Resoconti

Quella volta al Monte delle Fate

Redazione

lbaldini

Domenica 5 dicembre 2004 – E – Sul Monte delle Fate.

Dicembre.  Domenica cinque era. E pioveva. Ma te pare che arcoiris poteva   – legger còre – cancellare l’escursione al monte delle fate? Lo so che non te pare e, ‘nfatti, partiti semo. Qualche defezione ci fu. Ma io muto starò. Alle ocho  de la magnana  (tilde non tegno), ci incontrassimo a largo  … della primavera; e, difatti, de primavera manco l’ombra c’era.

Luciano, come sempre quando è lui la nostra guida, ci diede il depliantino  multi cromato, che io come sempre fazzo, non l’ho letto: ca non  voglio togliere all’escursione il piacere della scoperta. C’è brado e brado, direte voi. Forse. Ma questi bradi del mondo delle fate non li volevo  contaminare con quella curiosità morbosa, che le cose un po’ le guasta sempre.

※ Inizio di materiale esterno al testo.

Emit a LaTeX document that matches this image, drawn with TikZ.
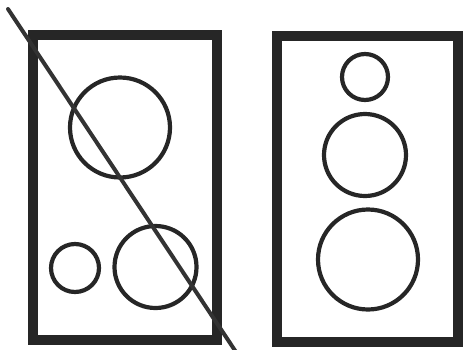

Fatto sta che, presa l’autostrada e usciti a Frosinone, siamo andati  in direzione Priverno-Sonnino e, dopo qualche ziravai di troppo (ziravai  è parola de ju paese meju che me piace assai), leggi: avanti e indietro  (ma pure li santi – avrebbe detto Manfredi – pozzono sbajà), semo  rivati  a Sonnino,  dove in effetti c’era poca gente sveja: ma se capisce,  era domenica  e, de domenica, la gente se stava a fa un gran sonno …
Dunque, lasciato  Sonnino, svejj sveji ce incamminiamo verso ‘sto  mondo delle  fate. Ma subbito  c’è un problema: che a Livia era scappato  il cane e  lo deve andà a ritrovà. Veramente lei a Diana o a Anna o a qualcun’altra aveva detto: “Guardateme ‘sto cane”. Ma quelle si erano  distratte co lo magnà cornetti e biscottini paesani (dolci sapori che  i buongustai  in queste occasioni  non si lasciano scappà). E, ‘ntanto, se perde tempo.    Cammina che  te cammina, ‘sto  viottolo era sempre sassoso. E disagevole.  Poi è cominciato a piovere. Mentre che il Monte delle Fate era  proprio  come il mondo  delle fate, cioè  che non si vedeva.
Inesistente.  Insomma, ci gravava addosso più che un mondo favoloso, una cappa grigia e un po’ gelida, un’aria in giro più addatta ai lupi che ai cristiani.  Tempo da lupi. E da briganti. Difatti, a un certo punto, non te scoprimo  una targa a do’ se diceva che il brigante Meo Varrone era stato ammazzato,  per avere “sbagliato  la botta”? E così era proprio andata, se era il figlio in persona ad averlo sclamato. Tutto questo che io vi ho riportato, sulla lapide stava: gnente ho inventato.
E, intanto,  pioveva. Fatto sta che dopo due ore e mezza, mentre che  ‘ste fate continuavano a nascondese, Luciano, che era come ho detto la nostra guida, ma al dilà del nome, non poteva darci molta luce, visto e considerato che la nebbia ormai ci impediva di vederci anche fra di noi (e, pure con la nebbia, mi chiedo se Andreas me sta a capì), Luciano – dicevo – ha dato il contrordine: “Si torna indietro!”. Era quasi l’una ormai e all’una e mezza, mentre sempre pioveva, ci siamo fatti il panino quotidiano  che Lui anche  oggi ci aveva dato, con un po’ di frutta, e spizzicando  un po’ qua e un po’ là, ma le gallette de mais te le magni tu (ma  sì, sempre quella speciale de Livia), abbiamo finito il pranzo con  i sigaretti  de Andreas: sigaretti vetrosi contenenti acquavite (e questa non me l’aspettavo…).
Riarrivati  a Sonnino, ma adesso erano tutti arzilli, siccome era presto  (manco le quattro), abbiamo deciso che dovessimo annà (“andare” per  Andreas)  alla Bazzìa de Fossanova, che era bellissima con quel suo gotico  semplice  e severo; ma era anche buonissima con quei biscottini all’arancio,  al limone; e ad altre cose (tiè, come parlo bè).
Insomma, signora  Maé, come  finivano sempre  le cronache di una volta, eravamo stati  tanto bene,  ci eravamo divertiti tanto e siamo andati presto a letto per un lungo sonnino (aridaje) ristoratore. Gualtiero.